* **Source excerpt**:
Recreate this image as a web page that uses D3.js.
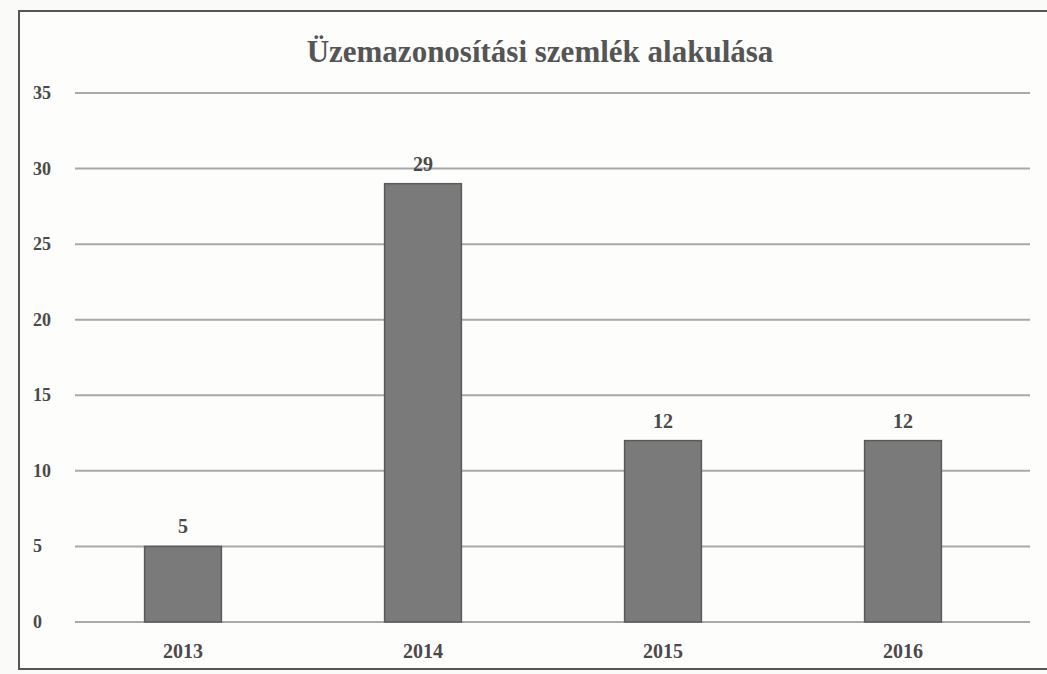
<!DOCTYPE html>
<html>
<head>
<meta charset="utf-8">
<script src="https://cdn.jsdelivr.net/npm/d3@7"></script>
<style>
  body { margin: 0; background: #fafaf8; }
  svg { display: block; }
  text { font-family: "Liberation Serif", "DejaVu Serif", serif; fill: #4a4a4a; }
</style>
</head>
<body>
<svg id="chart" width="1047" height="674"></svg>
<script>
  // chart data
  var years = ["2013", "2014", "2015", "2016"];
  var counts = [5, 29, 12, 12];
  var yTicks = [0, 5, 10, 15, 20, 25, 30, 35];
  var title = "Üzemazonosítási szemlék alakulása";

  var svg = d3.select("#chart");
  var width = 1047, height = 674;
  var margin = {top: 93, right: 24, bottom: 52, left: 63};

  // outer frame of the chart area
  svg.append("rect")
    .attr("x", 19).attr("y", 11)
    .attr("width", 1040).attr("height", 658)
    .attr("fill", "#fdfdfc")
    .attr("stroke", "#555")
    .attr("stroke-width", 2);

  var x = d3.scaleBand()
    .domain(years)
    .range([margin.left, width - margin.right])
    .paddingInner(0.68)
    .paddingOuter(0.34);

  var y = d3.scaleLinear()
    .domain([0, 35])
    .range([height - margin.bottom, margin.top]);

  // gridlines
  svg.append("g")
    .selectAll("line")
    .data(yTicks)
    .enter().append("line")
    .attr("x1", 75)
    .attr("x2", 1030)
    .attr("y1", function(d) { return y(d); })
    .attr("y2", function(d) { return y(d); })
    .attr("stroke", "#a9a9a9")
    .attr("stroke-width", 2);

  // y labels
  svg.append("g")
    .selectAll("text")
    .data(yTicks)
    .enter().append("text")
    .attr("x", 33)
    .attr("y", function(d) { return y(d) + 6; })
    .style("font-size", "18px")
    .style("font-weight", "bold")
    .text(function(d) { return d; });

  // bars
  svg.append("g")
    .selectAll("rect")
    .data(counts)
    .enter().append("rect")
    .attr("x", function(d, i) { return x(years[i]); })
    .attr("y", function(d) { return y(d); })
    .attr("width", x.bandwidth())
    .attr("height", function(d) { return y(0) - y(d); })
    .attr("fill", "#7a7a7a")
    .attr("stroke", "#5a5a5a")
    .attr("stroke-width", 1.5);

  // value labels
  svg.append("g")
    .selectAll("text")
    .data(counts)
    .enter().append("text")
    .attr("x", function(d, i) { return x(years[i]) + x.bandwidth() / 2; })
    .attr("y", function(d) { return y(d) - 13; })
    .attr("text-anchor", "middle")
    .style("font-size", "20px")
    .style("font-weight", "bold")
    .text(function(d) { return d; });

  // x labels
  svg.append("g")
    .selectAll("text")
    .data(years)
    .enter().append("text")
    .attr("x", function(d) { return x(d) + x.bandwidth() / 2; })
    .attr("y", height - margin.bottom + 36)
    .attr("text-anchor", "middle")
    .style("font-size", "20px")
    .style("font-weight", "bold")
    .text(function(d) { return d; });

  // title
  svg.append("text")
    .attr("x", 540)
    .attr("y", 62)
    .attr("text-anchor", "middle")
    .style("font-size", "31px")
    .style("font-weight", "bold")
    .style("fill", "#555")
    .text(title);
</script>
</body>
</html>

* **Objective**:
Write out the material above again, word for word, minus its pictures.

* **The reply**:
Recreate this image as a web page that uses D3.js.
<!DOCTYPE html>
<html>
<head>
<meta charset="utf-8">
<script src="https://cdn.jsdelivr.net/npm/d3@7"></script>
<style>
  body { margin: 0; background: #fafaf8; }
  svg { display: block; }
  text { font-family: "Liberation Serif", "DejaVu Serif", serif; fill: #4a4a4a; }
</style>
</head>
<body>
<svg id="chart" width="1047" height="674"></svg>
<script>
  // chart data
  var years = ["2013", "2014", "2015", "2016"];
  var counts = [5, 29, 12, 12];
  var yTicks = [0, 5, 10, 15, 20, 25, 30, 35];
  var title = "Üzemazonosítási szemlék alakulása";

  var svg = d3.select("#chart");
  var width = 1047, height = 674;
  var margin = {top: 93, right: 24, bottom: 52, left: 63};

  // outer frame of the chart area
  svg.append("rect")
    .attr("x", 19).attr("y", 11)
    .attr("width", 1040).attr("height", 658)
    .attr("fill", "#fdfdfc")
    .attr("stroke", "#555")
    .attr("stroke-width", 2);

  var x = d3.scaleBand()
    .domain(years)
    .range([margin.left, width - margin.right])
    .paddingInner(0.68)
    .paddingOuter(0.34);

  var y = d3.scaleLinear()
    .domain([0, 35])
    .range([height - margin.bottom, margin.top]);

  // gridlines
  svg.append("g")
    .selectAll("line")
    .data(yTicks)
    .enter().append("line")
    .attr("x1", 75)
    .attr("x2", 1030)
    .attr("y1", function(d) { return y(d); })
    .attr("y2", function(d) { return y(d); })
    .attr("stroke", "#a9a9a9")
    .attr("stroke-width", 2);

  // y labels
  svg.append("g")
    .selectAll("text")
    .data(yTicks)
    .enter().append("text")
    .attr("x", 33)
    .attr("y", function(d) { return y(d) + 6; })
    .style("font-size", "18px")
    .style("font-weight", "bold")
    .text(function(d) { return d; });

  // bars
  svg.append("g")
    .selectAll("rect")
    .data(counts)
    .enter().append("rect")
    .attr("x", function(d, i) { return x(years[i]); })
    .attr("y", function(d) { return y(d); })
    .attr("width", x.bandwidth())
    .attr("height", function(d) { return y(0) - y(d); })
    .attr("fill", "#7a7a7a")
    .attr("stroke", "#5a5a5a")
    .attr("stroke-width", 1.5);

  // value labels
  svg.append("g")
    .selectAll("text")
    .data(counts)
    .enter().append("text")
    .attr("x", function(d, i) { return x(years[i]) + x.bandwidth() / 2; })
    .attr("y", function(d) { return y(d) - 13; })
    .attr("text-anchor", "middle")
    .style("font-size", "20px")
    .style("font-weight", "bold")
    .text(function(d) { return d; });

  // x labels
  svg.append("g")
    .selectAll("text")
    .data(years)
    .enter().append("text")
    .attr("x", function(d) { return x(d) + x.bandwidth() / 2; })
    .attr("y", height - margin.bottom + 36)
    .attr("text-anchor", "middle")
    .style("font-size", "20px")
    .style("font-weight", "bold")
    .text(function(d) { return d; });

  // title
  svg.append("text")
    .attr("x", 540)
    .attr("y", 62)
    .attr("text-anchor", "middle")
    .style("font-size", "31px")
    .style("font-weight", "bold")
    .style("fill", "#555")
    .text(title);
</script>
</body>
</html>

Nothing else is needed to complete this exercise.